Published: 06:00, 04 April 2021
Villages left “under siege” by major housing schemes and heavy traffic have written up a plan to help protect their parishes.
Boughton-under-Blean and Dunkirk, between Faversham and Canterbury, have joined forces to draw up a draft Neighbourhood Plan, outlining how they feel their villages should develop in the years up to 2038.
If approved by residents and the Planning Inspectorate, it will sit alongside Swale Borough Council’s Local Plan, to help inform decisions on future planning applications.
Boughton and Dunkirk parish councils have canvassed villagers’ thoughts on issues ranging from housing and traffic flow, to services such as schools and medical facilities.
They have now revealed their draft plan, which explains how both villages “feel they are under siege” from increased traffic and proposed housing projects in the area.
Swale Borough Council’s Local Plan - the blueprint for future development across the borough - already outlines 14,000 new homes to be constructed across the area by 2038.
But the authority has controversially been tasked with adding another 10,000 to this figure.
SBC is now primed to add an additional 3,410 new builds to Faversham, in what has been described as the town’s biggest expansion since the Victorian era.
The south-east area of the town is set to bear the brunt of the new homes, with estates stretching all the way along to Brenley Corner, shortening the green space between Faversham and Boughton.
Boughton and Dunkirk’s Neighbourhood Plan says: “One of the biggest planned developments as Faversham expands is proposed by the Duchy of Cornwall for 2,550 new homes.
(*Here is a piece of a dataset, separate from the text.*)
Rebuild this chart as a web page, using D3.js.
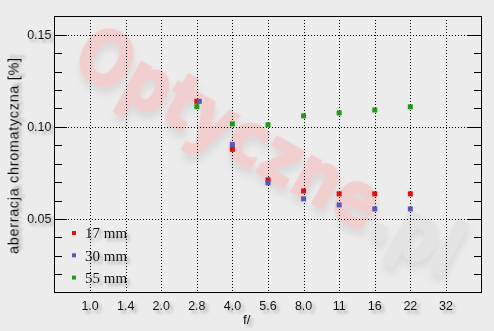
<!DOCTYPE html>
<html>
<head>
<meta charset="utf-8">
<script src="https://cdn.jsdelivr.net/npm/d3@7"></script>
<style>
  html, body { margin: 0; padding: 0; background: #ececec; }
  svg { display: block; }
</style>
</head>
<body>
<div id="chart"></div>
<script>
// f-stop categories along the x axis
const apertures = ["1.0", "1.4", "2.0", "2.8", "4.0", "5.6", "8.0", "11", "16", "22", "32"];
const yTicksMajor = [0.05, 0.10, 0.15];

// each point: [stop index, value]
const s17 = [[3, 0.1139], [4, 0.0878], [5, 0.0712], [6, 0.0652], [7, 0.0636], [8, 0.0636], [9, 0.0636]];
const s30 = [[3.07, 0.1139], [4, 0.0904], [5, 0.0696], [6, 0.0609], [7, 0.0576], [8, 0.0554], [9, 0.0554]];
const s55 = [[3, 0.1110], [4, 0.1016], [5, 0.1011], [6, 0.1060], [7, 0.1076], [8, 0.1092], [9, 0.1109]];

const series = [
    { name: "17 mm", color: "#e01010", data: s17 },
    { name: "30 mm", color: "#5858b8", data: s30 },
    { name: "55 mm", color: "#22991a", data: s55 }
];

const W = 494, H = 331;
const pL = 54.5, pR = 481.5, pT = 16.5, pB = 292.5;

const svg = d3.select("#chart").append("svg")
    .attr("width", W)
    .attr("height", H);

const defs = svg.append("defs");
const shadow = defs.append("filter").attr("id", "shadow")
    .attr("x", "-20%").attr("y", "-40%").attr("width", "160%").attr("height", "200%");
shadow.append("feDropShadow")
    .attr("dx", 3).attr("dy", 3).attr("stdDeviation", 1.8)
    .attr("flood-color", "#777").attr("flood-opacity", 0.6);

const wmShadow = defs.append("filter").attr("id", "wmshadow")
    .attr("x", "-10%").attr("y", "-10%").attr("width", "130%").attr("height", "130%");
wmShadow.append("feDropShadow")
    .attr("dx", 4).attr("dy", 6).attr("stdDeviation", 3.5)
    .attr("flood-color", "#999").attr("flood-opacity", 0.22);

svg.append("rect").attr("width", W).attr("height", H).attr("fill", "#ececec");

const x = d3.scaleLinear().domain([-1, 11]).range([pL, pR]);
const y = d3.scaleLinear().domain([0.01, 0.16]).range([pB, pT]);

// watermark
const wm = svg.append("text")
    .attr("transform", "translate(270,150) rotate(29)")
    .attr("text-anchor", "middle")
    .attr("dy", "0.35em")
    .attr("font-family", "DejaVu Sans")
    .attr("font-weight", "bold")
    .attr("font-size", 74)
    .attr("stroke-width", 2.5)
    .attr("stroke-linejoin", "round")
    .attr("textLength", 430)
    .attr("lengthAdjust", "spacingAndGlyphs")
    .attr("filter", "url(#wmshadow)");
wm.append("tspan").attr("fill", "#f2cfcf").attr("stroke", "#f2cfcf").text("Optyczne");
wm.append("tspan").attr("fill", "#e3e3e3").attr("stroke", "#e3e3e3").text(".pl");

// grid
const grid = svg.append("g")
    .attr("stroke", "#000")
    .attr("stroke-width", 1)
    .attr("stroke-dasharray", "1,2")
    .attr("shape-rendering", "crispEdges");

grid.selectAll(".vgrid")
    .data(apertures)
    .enter().append("line")
    .attr("x1", (d, i) => Math.round(x(i)) + 0.5)
    .attr("x2", (d, i) => Math.round(x(i)) + 0.5)
    .attr("y1", pT + 3)
    .attr("y2", pB);

grid.selectAll(".hgrid")
    .data(yTicksMajor)
    .enter().append("line")
    .attr("x1", pL + 13)
    .attr("x2", pR - 15)
    .attr("y1", d => Math.round(y(d)) + 0.5)
    .attr("y2", d => Math.round(y(d)) + 0.5);

// frame
svg.append("rect")
    .attr("x", pL).attr("y", pT)
    .attr("width", pR - pL).attr("height", pB - pT)
    .attr("fill", "none").attr("stroke", "#000")
    .attr("shape-rendering", "crispEdges");

// inner ticks on left and right
const minor = d3.range(0.02, 0.1501, 0.01);
const tickG = svg.append("g").attr("stroke", "#000").attr("shape-rendering", "crispEdges");
minor.forEach(v => {
    const isMajor = yTicksMajor.some(m => Math.abs(m - v) < 1e-6);
    const yy = Math.round(y(v)) + 0.5;
    tickG.append("line").attr("x1", pL).attr("x2", pL + (isMajor ? 12 : 7)).attr("y1", yy).attr("y2", yy);
    tickG.append("line").attr("x1", pR).attr("x2", pR - (isMajor ? 15 : 8)).attr("y1", yy).attr("y2", yy);
});

// y tick labels
svg.append("g")
    .selectAll("text")
    .data(yTicksMajor)
    .enter().append("text")
    .attr("x", pL - 3)
    .attr("y", d => y(d))
    .attr("dy", "0.35em")
    .attr("text-anchor", "end")
    .attr("font-family", "Liberation Sans, Arial, sans-serif")
    .attr("font-size", 12.5)
    .attr("fill", "#111")
    .attr("filter", "url(#shadow)")
    .text(d => d.toFixed(2));

// x tick labels
svg.append("g")
    .selectAll("text")
    .data(apertures)
    .enter().append("text")
    .attr("x", (d, i) => x(i))
    .attr("y", 310)
    .attr("text-anchor", "middle")
    .attr("font-family", "Liberation Sans, Arial, sans-serif")
    .attr("font-size", 12.5)
    .attr("fill", "#111")
    .attr("filter", "url(#shadow)")
    .text(d => d);

// axis titles
svg.append("text")
    .attr("x", 243).attr("y", 324)
    .attr("font-family", "Liberation Sans, Arial, sans-serif")
    .attr("font-size", 13.5)
    .attr("fill", "#111")
    .attr("filter", "url(#shadow)")
    .text("f/");

svg.append("text")
    .attr("transform", "translate(18.5,156) rotate(-90)")
    .attr("text-anchor", "middle")
    .attr("font-family", "Liberation Sans, Arial, sans-serif")
    .attr("font-size", 14.5)
    .attr("textLength", 196)
    .attr("lengthAdjust", "spacing")
    .attr("fill", "#111")
    .attr("filter", "url(#shadow)")
    .text("aberracja chromatyczna [%]");

// points
const sq = 5;
series.forEach(s => {
    svg.append("g")
        .selectAll("rect")
        .data(s.data)
        .enter().append("rect")
        .attr("x", d => x(d[0]) - sq / 2)
        .attr("y", d => y(d[1]) - sq / 2)
        .attr("width", sq)
        .attr("height", sq)
        .attr("fill", s.color);
});

// legend
const legend = svg.append("g").attr("transform", "translate(72,233)");
series.forEach((s, i) => {
    const row = legend.append("g").attr("transform", `translate(0,${i * 22.3})`);
    row.append("rect")
        .attr("x", 0).attr("y", -2)
        .attr("width", 4).attr("height", 4)
        .attr("fill", s.color);
    row.append("text")
        .attr("x", 13).attr("y", 0)
        .attr("dy", "0.35em")
        .attr("font-family", "Liberation Serif, Times New Roman, serif")
        .attr("font-size", 15)
        .attr("fill", "#111")
        .attr("filter", "url(#shadow)")
        .text(s.name);
});
</script>
</body>
</html>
Almost one-third of this development lies in Boughton Parish.
“If approved, the anticipated increase in population would only exacerbate strains on our public services such as education and health provision, and would increase the risk that Boughton and Dunkirk will simply become a suburb of Faversham
“We will aim to retain green spaces separating these settlements and resist any attempt to encroach on existing parish boundaries.”
The plan also voices concerns over traffic, adding: “Our roads were not designed for the amount of vehicle traffic they now bear.
“We sit at the head of the bottleneck leading to the Channel ports; Brenley Corner is among the nation’s blackest of black spots.”
The Neighbourhood Plan puts forward a long list of policies that aim to “protect and enhance” the two villages; ensure future developments are sympathetic to their look; boost local employment prospects and ensure “cohesive and safe communities”.
It aims to limit further large-scale housing developments within the area, while supporting “small-scale, sustainable development and the provision of 40% affordable homes”.
Setting out its vision for the villages in 2038, it says: “Boughton and Dunkirk will be parishes where those who work or grow up here can afford to live, where families can raise children and the elderly can remain in the small rural communities of which they have long been part, with access to necessary education, health and leisure facilities.”
SBC says it is “pleased” the two parish councils are putting forward a Neighbourhood Plan.
A spokesman said: “Their comments regarding the potential impact of encroachment from new development is shared by many communities within the borough.
“However, we have to respond to government-imposed housing targets and have put forward a draft local plan for consultation that we believe has the least environmental impact and maximises opportunities for new infrastructure to support new and existing communities.
“This has required some very difficult decisions and we will be looking closely at how communities respond to the current consultation before moving forward with the Local Plan.”
Jeff Tutt, chair of Dunkirk Parish Council and the Neighbourhood Plan Group, said: “We hope residents will read the draft plan and give us their comments as soon as they can.
“The plan has been written to reflect the views of people in both parishes who engaged throughout the process.”
The consultation will be open for eight weeks, closing on May 14.
Once the final plan is submitted and approved by a government planning inspector, it will be formally presented to residents in the form of a referendum.
The Neighbourhood Plan is not to be confused with Swale Borough Council’s Local Plan Review, which is out for consultation until April 30.
Full details are available on Boughton and Dunkirk Neighbourhood Plan's website.